The pressure of accountability measures has greatly impacted school curriculum’s in recent years. Perhaps, to his credit, Mr Selous hopes that his Bill will help to highlight instances where schools are making curriculum decisions with themselves in mind and not the student but it will be starting from a point of irrelevance for two reasons. Firstly, the Dfe is soon to announce changes to the accountability structure with the hope to ensure broad and balanced school offers. Steps have already been taken and the list of approved qualifications that will count in these measures has already been published.  The second reason is that, because the Bill relies on historical data, it will overhang with the consequences of recent years. For example, the employment value of BTEC’s in IT, Business or Sport will be greatly overstated in the data because so many students will have been made to do them. The total number of entries will increase the correlation to the average of the salary data which is to be presented to show the positive or negative salary outcomes of taking those courses.

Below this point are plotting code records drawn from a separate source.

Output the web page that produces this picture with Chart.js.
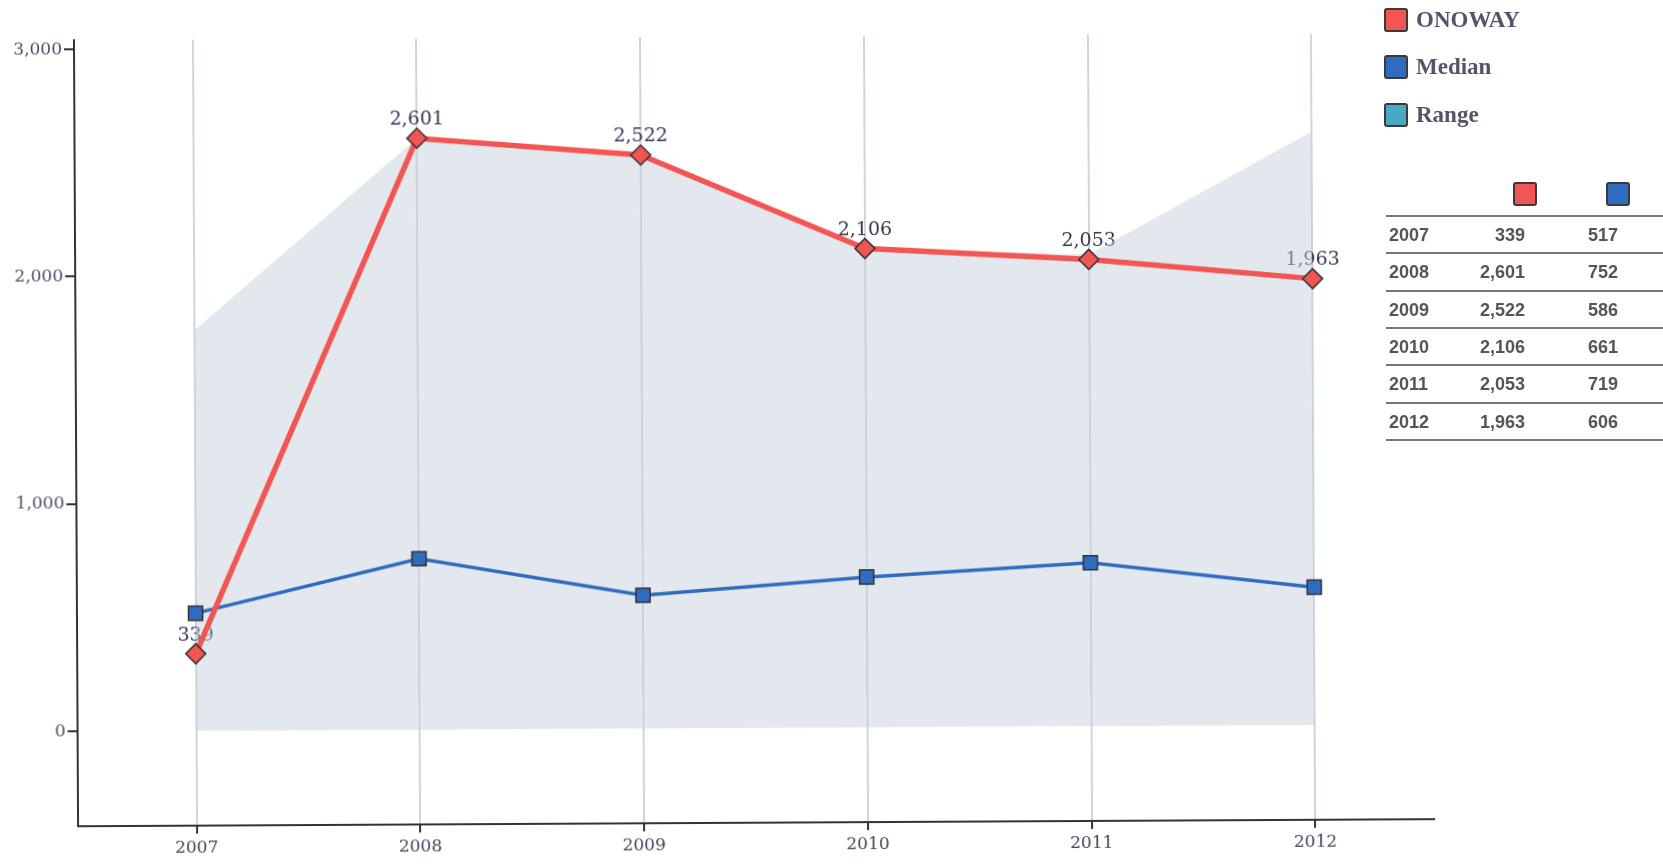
<!DOCTYPE html>
<html>
<head>
<meta charset="utf-8">
<script src="https://cdn.jsdelivr.net/npm/chart.js@4.4.1/dist/chart.umd.min.js"></script>
<style>
  body { margin: 0; background: #fff; }
  #wrap { position: relative; width: 1663px; height: 868px; overflow: hidden; }
  #chart { position: absolute; left: 0; top: -2px; transform: rotate(-0.3deg); transform-origin: 700px 430px; }
  .legend-row { position: absolute; left: 1384px; height: 24px; display: flex; align-items: center;
    font-family: "Liberation Serif", serif; font-weight: bold; font-size: 23px; color: #55536a; }
  .swatch { width: 20px; height: 20px; border: 2px solid #3a3a3a; border-radius: 3px; margin-right: 8px; }
  .tbl-line { position: absolute; left: 1386px; width: 277px; height: 2px; background: #777; }
  .tbl-cell { position: absolute; font-family: "Liberation Sans", sans-serif; font-weight: bold;
    font-size: 18px; color: #555; line-height: 20px; }
  .tbl-head { position: absolute; width: 20px; height: 20px; border: 2px solid #3a3a3a; border-radius: 3px; }
</style>
</head>
<body>
<div id="wrap">
  <canvas id="chart" width="1663" height="868"></canvas>
  <div id="legend"></div>
  <div id="table"></div>
</div>
<script>
document.addEventListener("DOMContentLoaded", function() {
  // chart data
  const years = [2007, 2008, 2009, 2010, 2011, 2012];
  const onoway = [339, 2601, 2522, 2106, 2053, 1963];
  const median = [517, 752, 586, 661, 719, 606];
  const rangeLow = [0, 0, 0, 0, 0, 0];
  const rangeHigh = [1760, 2601, 2522, 2106, 2075, 2610];
  const yTicks = [0, 1000, 2000, 3000];

  const red = '#f25552';
  const blue = '#2f6cc0';
  const teal = '#4aa9c2';
  const rangeFill = 'rgba(196, 207, 222, 0.48)';

  const pts = arr => arr.map((v, i) => ({ x: years[i], y: v }));

  // Legend (top right)
  const legend = document.getElementById("legend");
  [['ONOWAY', red, 8], ['Median', blue, 55], ['Range', teal, 103]].forEach(([name, col, top]) => {
    const row = document.createElement('div');
    row.className = 'legend-row';
    row.style.top = top + 'px';
    row.innerHTML = '<div class="swatch" style="background:' + col + '"></div>' + name;
    legend.appendChild(row);
  });

  // Data table under the legend
  const table = document.getElementById("table");
  const head1 = document.createElement('div');
  head1.className = 'tbl-head';
  head1.style.cssText = 'left:1513px;top:182px;background:' + red;
  const head2 = document.createElement('div');
  head2.className = 'tbl-head';
  head2.style.cssText = 'left:1606px;top:182px;background:' + blue;
  table.appendChild(head1);
  table.appendChild(head2);
  const lineYs = [215, 252, 290, 327, 364, 402, 439];
  lineYs.forEach(y => {
    const l = document.createElement('div');
    l.className = 'tbl-line';
    l.style.top = y + 'px';
    table.appendChild(l);
  });
  years.forEach((yr, i) => {
    const top = (lineYs[i] + lineYs[i + 1]) / 2 - 9;
    const c1 = document.createElement('div');
    c1.className = 'tbl-cell';
    c1.style.cssText = 'left:1389px;top:' + top + 'px';
    c1.textContent = yr;
    const c2 = document.createElement('div');
    c2.className = 'tbl-cell';
    c2.style.cssText = 'right:' + (1663 - 1525) + 'px;top:' + top + 'px';
    c2.textContent = onoway[i].toLocaleString('en-US');
    const c3 = document.createElement('div');
    c3.className = 'tbl-cell';
    c3.style.cssText = 'left:1588px;top:' + top + 'px';
    c3.textContent = median[i].toLocaleString('en-US');
    table.appendChild(c1);
    table.appendChild(c2);
    table.appendChild(c3);
  });

  // value labels above the ONOWAY points (drawn under the lines, like the original)
  const valueLabels = {
    id: 'valueLabels',
    beforeDatasetsDraw(chart) {
      const ctx = chart.ctx;
      const meta = chart.getDatasetMeta(3);
      ctx.save();
      ctx.font = '19px "DejaVu Serif", serif';
      ctx.fillStyle = '#37354f';
      ctx.textAlign = 'center';
      ctx.textBaseline = 'bottom';
      meta.data.forEach((p, i) => {
        ctx.fillText(onoway[i].toLocaleString('en-US'), p.x, p.y - 9);
      });
      ctx.restore();
    }
  };

  new Chart(document.getElementById("chart"), {
    type: 'line',
    data: {
      datasets: [
        { label: 'RangeLow', data: pts(rangeLow), pointRadius: 0, borderWidth: 0, fill: false, order: 10 },
        { label: 'Range', data: pts(rangeHigh), pointRadius: 0, borderWidth: 0,
          backgroundColor: rangeFill, fill: '-1', order: 9 },
        { label: 'Median', data: pts(median), borderColor: blue, borderWidth: 3.5,
          pointStyle: 'rect', pointRadius: 10, pointBackgroundColor: blue,
          pointBorderColor: '#333', pointBorderWidth: 1.5, order: 2 },
        { label: 'ONOWAY', data: pts(onoway), borderColor: red, borderWidth: 5.5,
          pointStyle: 'rectRot', pointRadius: 10, pointBackgroundColor: red,
          pointBorderColor: '#333', pointBorderWidth: 1.5, order: 1 }
      ]
    },
    options: {
      responsive: false,
      animation: false,
      layout: { padding: { left: 0, right: 231, top: 39, bottom: 0 } },
      plugins: {
        legend: { display: false },
        tooltip: { enabled: false }
      },
      scales: {
        x: {
          type: 'linear',
          min: 2006.47,
          max: 2012.53,
          afterBuildTicks: axis => { axis.ticks = years.map(v => ({ value: v })); },
          afterFit: axis => { axis.height = 43; },
          grid: { color: '#cfd5e0', lineWidth: 2, tickColor: '#333', tickLength: 8 },
          border: { display: true, color: '#333', width: 2 },
          ticks: {
            padding: 4,
            color: '#44425a',
            font: { family: '"DejaVu Serif", serif', size: 17 },
            callback: v => String(v)
          }
        },
        y: {
          min: -417,
          max: 3040,
          afterBuildTicks: axis => { axis.ticks = yTicks.map(v => ({ value: v })); },
          afterFit: axis => { axis.width = 76; },
          grid: { drawOnChartArea: false, tickColor: '#333', tickLength: 10, lineWidth: 2 },
          border: { display: true, color: '#333', width: 2 },
          ticks: {
            padding: 2,
            color: '#524c68',
            font: { family: '"DejaVu Serif", serif', size: 17 },
            callback: v => v.toLocaleString('en-US')
          }
        }
      }
    },
    plugins: [valueLabels]
  });
});
</script>
</body>
</html>
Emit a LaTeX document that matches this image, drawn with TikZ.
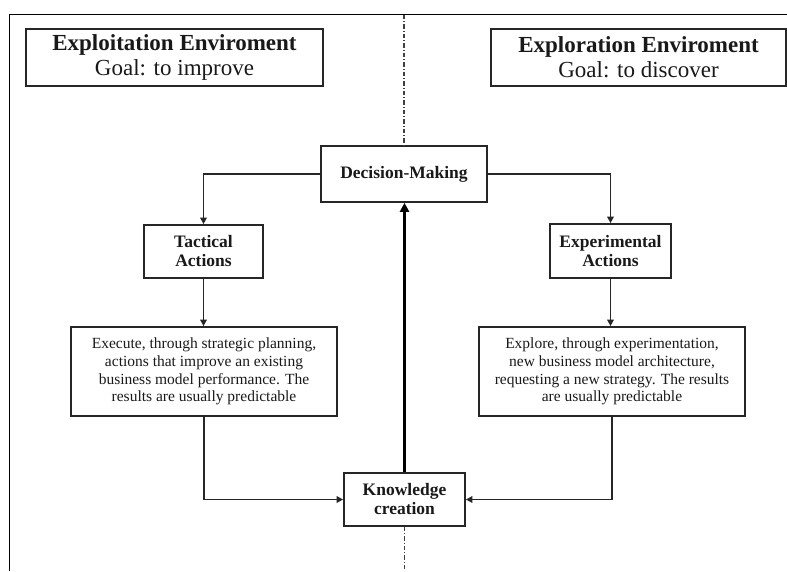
\documentclass[tikz,border=0pt]{standalone}
\usepackage{fontspec}
\setmainfont{Liberation Serif}
\usetikzlibrary{arrows.meta}
\begin{document}
\begin{tikzpicture}[x=1pt,y=-1pt,
  box/.style={draw=black!85, line width=1.7pt, rectangle, inner sep=0pt, align=center, text=black!90},
  titlebox/.style={box, font=\fontsize{23}{25}\selectfont},
  stepbox/.style={box, font=\fontsize{17.5}{19}\selectfont\bfseries},
  descbox/.style={box, font=\fontsize{15.5}{17.8}\selectfont},
  conn/.style={draw=black!85, line width=1.6pt, -{Triangle[length=6.5pt,width=6.5pt]}},
  thickconn/.style={draw=black, line width=3.2pt, -{Triangle[length=9pt,width=9pt]}},
  divider/.style={draw=black!75, line width=1.6pt, dash pattern=on 4.5pt off 2pt on 1pt off 2pt},
  frame/.style={draw=black, line width=1.6pt}]
\useasboundingbox (0,0) rectangle (787,571);

% outer frame (top and left edges)
\draw[frame] (787,14.5) -- (9.5,14.5) -- (9.5,571);

% environment headings
\node[titlebox, minimum width=297pt, minimum height=57pt] (ltitle) at (174.5,57.5)
  {\textbf{Exploitation Enviroment}\\Goal: to improve};
\node[titlebox, minimum width=295pt, minimum height=57pt] (rtitle) at (638.5,57.5)
  {\textbf{Exploration Enviroment}\\Goal: to discover};

% process nodes
\node[stepbox, minimum width=166pt, minimum height=56pt] (dm) at (404,174) {Decision-Making};
\node[stepbox, minimum width=119pt, minimum height=53pt] (tac) at (203.5,251.5) {Tactical\\Actions};
\node[stepbox, minimum width=121pt, minimum height=54pt] (exp) at (610.5,251) {Experimental\\Actions};
\node[descbox, minimum width=266pt, minimum height=89pt] (ldesc) at (204,371.5)
  {Execute, through strategic planning,\\actions that improve an existing\\business model performance. The\\results are usually predictable};
\node[descbox, minimum width=266pt, minimum height=89pt] (rdesc) at (612,371.5)
  {Explore, through experimentation,\\new business model architecture,\\requesting a new strategy. The results\\are usually predictable};
\node[stepbox, minimum width=121pt, minimum height=53pt] (kn) at (404.5,499.5) {Knowledge\\creation};

% dividing line between the two environments
\coordinate (divtop) at (404,14.5);
\coordinate (divbot) at (404.5,571);
\draw[divider] (divtop) -- (dm.north);
\draw[divider] (kn.south) -- (divbot);

% connectors
\draw[conn] (dm.west) -| (tac.north);
\draw[conn] (dm.east) -| (exp.north);
\draw[conn] (tac.south) -- (tac.south |- ldesc.north);
\draw[conn] (exp.south) -- (exp.south |- rdesc.north);
\draw[conn] (ldesc.south) |- (kn.west);
\draw[conn] (rdesc.south) |- (kn.east);
\draw[thickconn] (kn.north) -- (kn.north |- dm.south);
\end{tikzpicture}
\end{document}
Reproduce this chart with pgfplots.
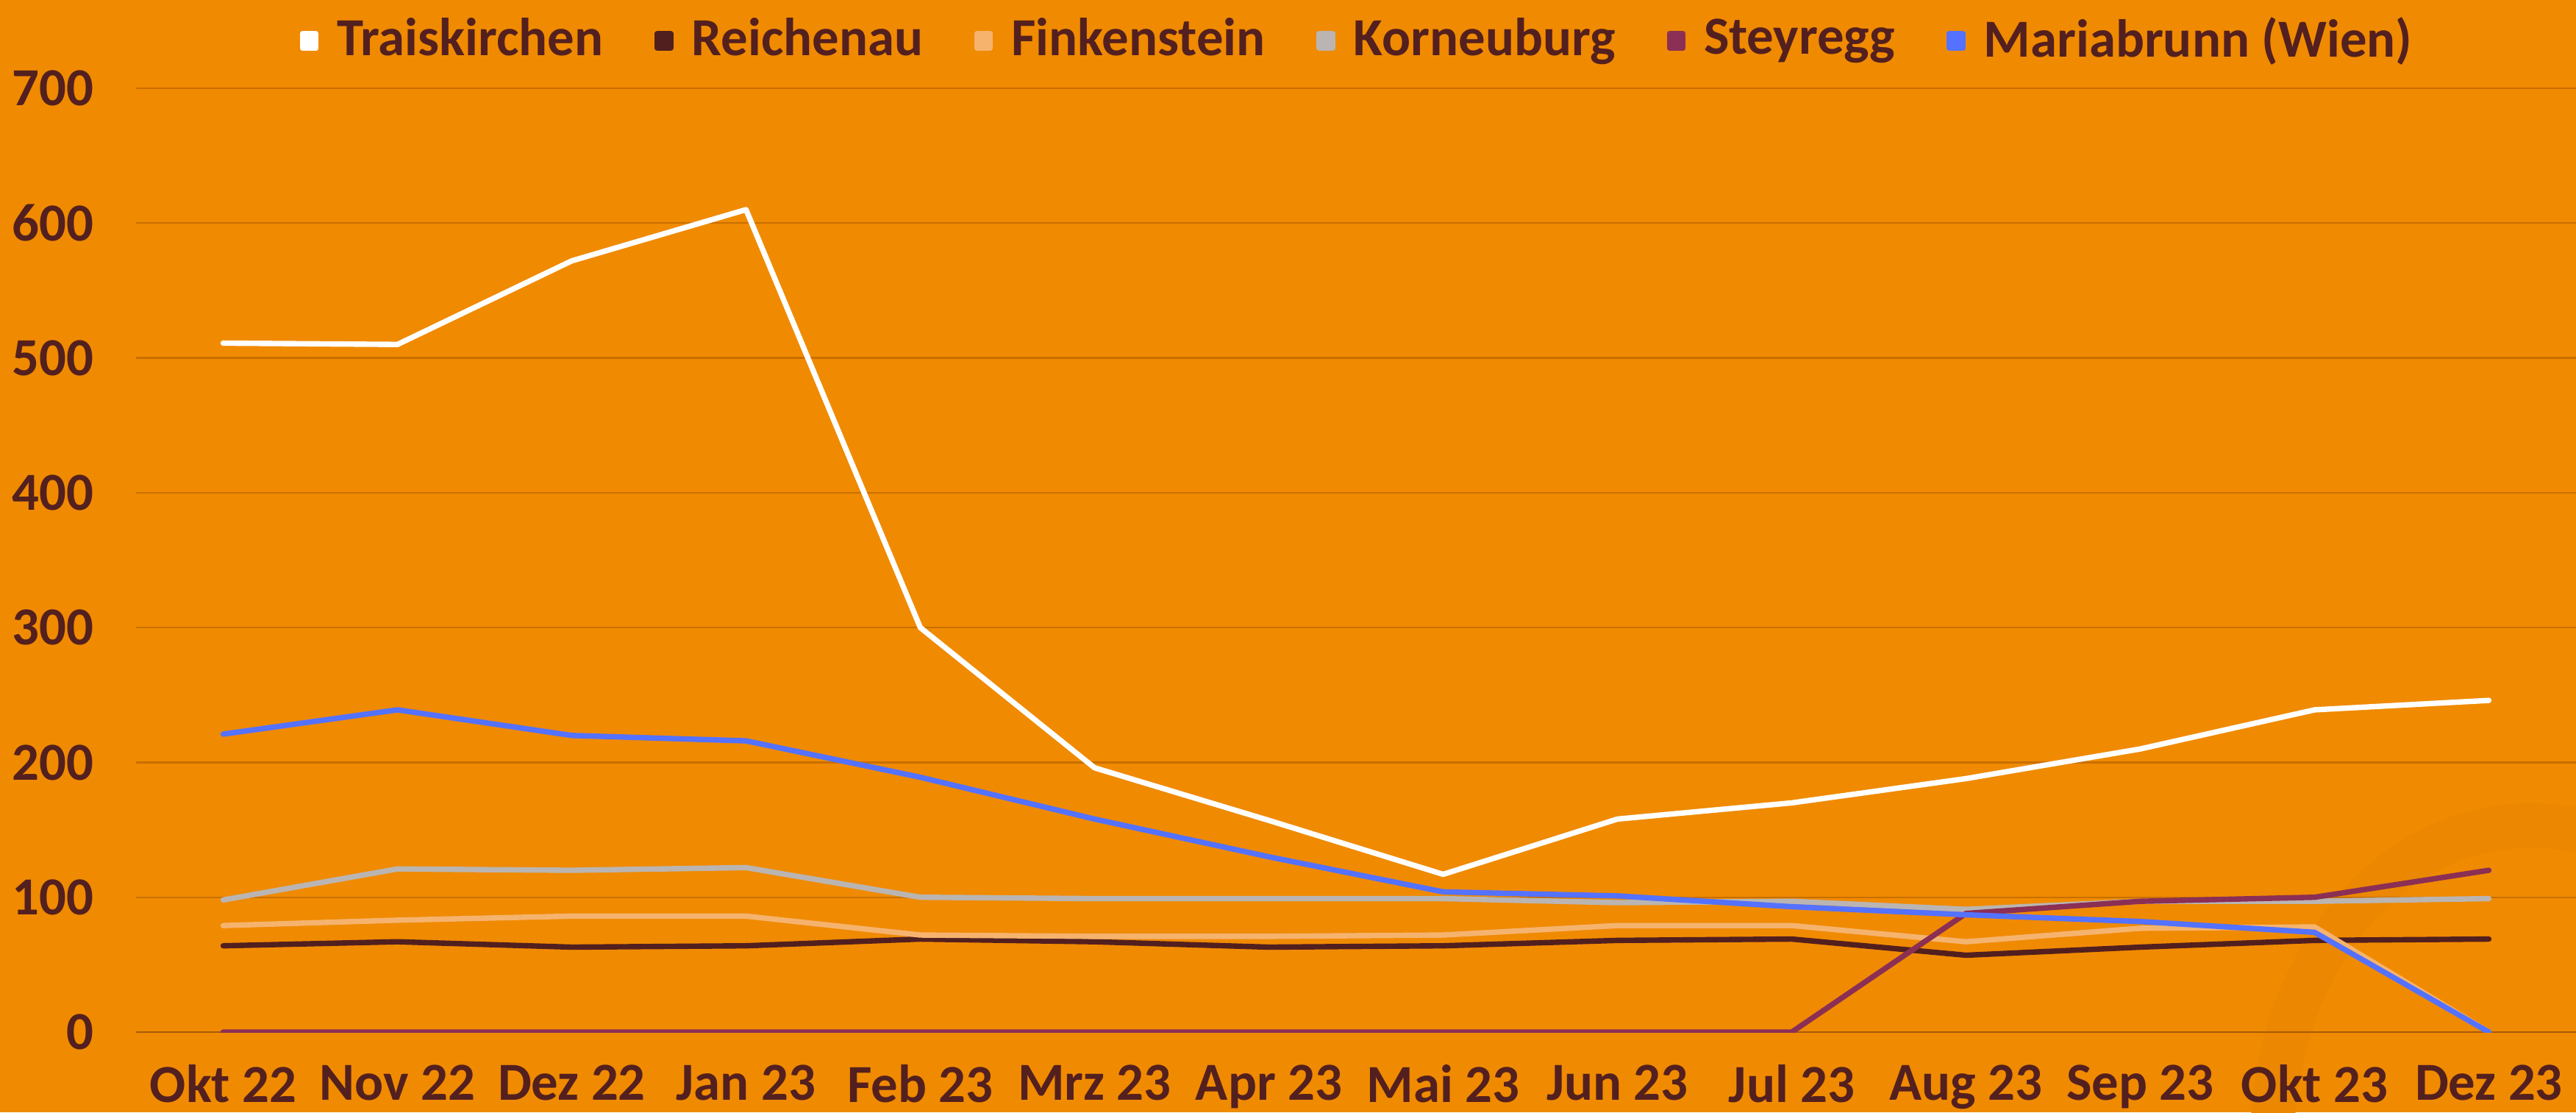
\documentclass[border=0pt]{standalone}
\usepackage{pgfplots}
\pgfplotsset{compat=1.18}
\usepackage{pgfplotstable}
\usepackage{fontspec}
\setmainfont{Carlito}
\definecolor{bg}{HTML}{F08A00}
\definecolor{txt}{HTML}{53201F}
\definecolor{gridc}{HTML}{C96F00}
\definecolor{zeroc}{HTML}{A95A08}
\definecolor{ring}{HTML}{EB8700}
\definecolor{cTrais}{HTML}{FFFFFF}
\definecolor{cReich}{HTML}{521F1F}
\definecolor{cFink}{HTML}{F5B36E}
\definecolor{cKorn}{HTML}{BAB5B2}
\definecolor{cStey}{HTML}{8B2F55}
\definecolor{cMaria}{HTML}{5472FF}
\pgfplotstableread{
x Trais Reich Fink Korn Stey Maria
0 511 64 79 98 0 221
1 510 67 83 121 0 239
2 572 63 86 120 0 220
3 610 64 86 122 0 216
4 300 69 72 100 0 189
5 196 67 71 99 0 158
6 157 63 71 99 0 130
7 117 64 72 99 0 104
8 158 68 79 96 0 101
9 170 69 79 97 0 93
10 188 57 67 91 88 87
11 210 63 77 97 97 82
12 239 68 78 97 100 74
13 246 69 0 99 120 0
}\data
\begin{document}
\begin{tikzpicture}
\useasboundingbox (0,0) rectangle (350.3mm,151.2mm);
\fill[bg] (0,0) rectangle (350.3mm,151.2mm);
\begin{scope}
\clip (0,0) rectangle (350.3mm,151.2mm);
\fill[ring, even odd rule] (344mm,-4mm) ellipse [x radius=38mm, y radius=46mm]
  (344mm,-4mm) ellipse [x radius=32mm, y radius=40mm];
\end{scope}
\begin{axis}[
  at={(18.5mm,10.9mm)}, anchor=south west,
  scale only axis,
  width=331.8mm, height=128.3mm,
  xmin=-0.5, xmax=13.5, ymin=0, ymax=700,
  axis line style={draw=none},
  tick style={draw=none},
  xtick={0,...,13},
  xticklabels={Okt 22,Nov 22,Dez 22,Jan 23,Feb 23,Mrz 23,Apr 23,Mai 23,Jun 23,Jul 23,Aug 23,Sep 23,Okt 23,Dez 23},
  ytick={0,100,...,700},
  ymajorgrids,
  grid style={color=gridc, line width=0.22mm},
  extra y ticks={0},
  extra y tick labels={},
  extra y tick style={grid style={color=zeroc, line width=0.28mm}},
  /pgf/number format/assume math mode=true,
  tick label style={font=\fontsize{20.7}{25}\selectfont\bfseries, text=txt},
  yticklabel style={inner sep=0pt, anchor=east, xshift=-5.7mm},
  xticklabel style={inner sep=0pt, anchor=north, yshift=-4.4mm},
  legend columns=-1,
  legend style={at={(0.5,1)}, anchor=south, yshift=3.7mm, draw=none, fill=none,
    inner sep=0pt, font=\fontsize{20.7}{25}\selectfont\bfseries, text=txt,
    nodes={inner sep=0pt},
    /tikz/every odd column/.append style={column sep=2.5mm},
    /tikz/every even column/.append style={column sep=7.0mm}},
  legend image code/.code={\fill[#1] (0mm,-1.3mm) rectangle (1.8mm,0.7mm);},
  every axis plot/.append style={line width=2.1pt, line join=round, line cap=round, mark=none},
]
\addplot[color=cTrais] table[x=x,y=Trais]{\data};
\addlegendentry{Traiskirchen}
\addplot[color=cReich] table[x=x,y=Reich]{\data};
\addlegendentry{Reichenau}
\addplot[color=cFink] table[x=x,y=Fink]{\data};
\addlegendentry{Finkenstein}
\addplot[color=cKorn] table[x=x,y=Korn]{\data};
\addlegendentry{Korneuburg}
\addplot[color=cStey] table[x=x,y=Stey]{\data};
\addlegendentry{Steyregg}
\addplot[color=cMaria] table[x=x,y=Maria]{\data};
\addlegendentry{Mariabrunn (Wien)}
\end{axis}
\end{tikzpicture}
\end{document}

2. Unistats already does it for degrees

The degree is still, for many, the final stage of education before employment so, combined with the implications of annual fees, the employment destination and salary data may be important factors in choosing a suitable University or degree. Replicating this data on the Dfe website or elsewhere seems nonsensical.

3. Large sections of the job market just don’t work that way 

The importance of networks and building useful contacts to secure jobs before they even reach the stage where decisions are taken on “which candidate is the best qualified?” will be seemingly sidelined by this data.  It would also ignore the complications of nepotism, favoritism, racism and sexism or all of the other hiring factors which influence employment and career outcomes.

4. Studies show that other inputs have an effect 

The gaining of formal qualifications is not the only benefit an individual takes forward from their education. Research by the Education & Employers task-force shows just how significant an impact employer interaction at school age can have on future earning power. This impact will be completely discounted from the data as proposed.

5. Inequality in pay will distort the results

The current earnings landscape of the UK is a mixed picture of below inflation pay rises for the majority and comparatively large increases for a minority of higher earners. Combined with the static picture of social mobility in the UK this will taint the data as qualifications traditionally taken by private school students will certainly rate highly in a comparative pay measure. Will this reflect those qualifications intrinsic worth to employers? Or other factors?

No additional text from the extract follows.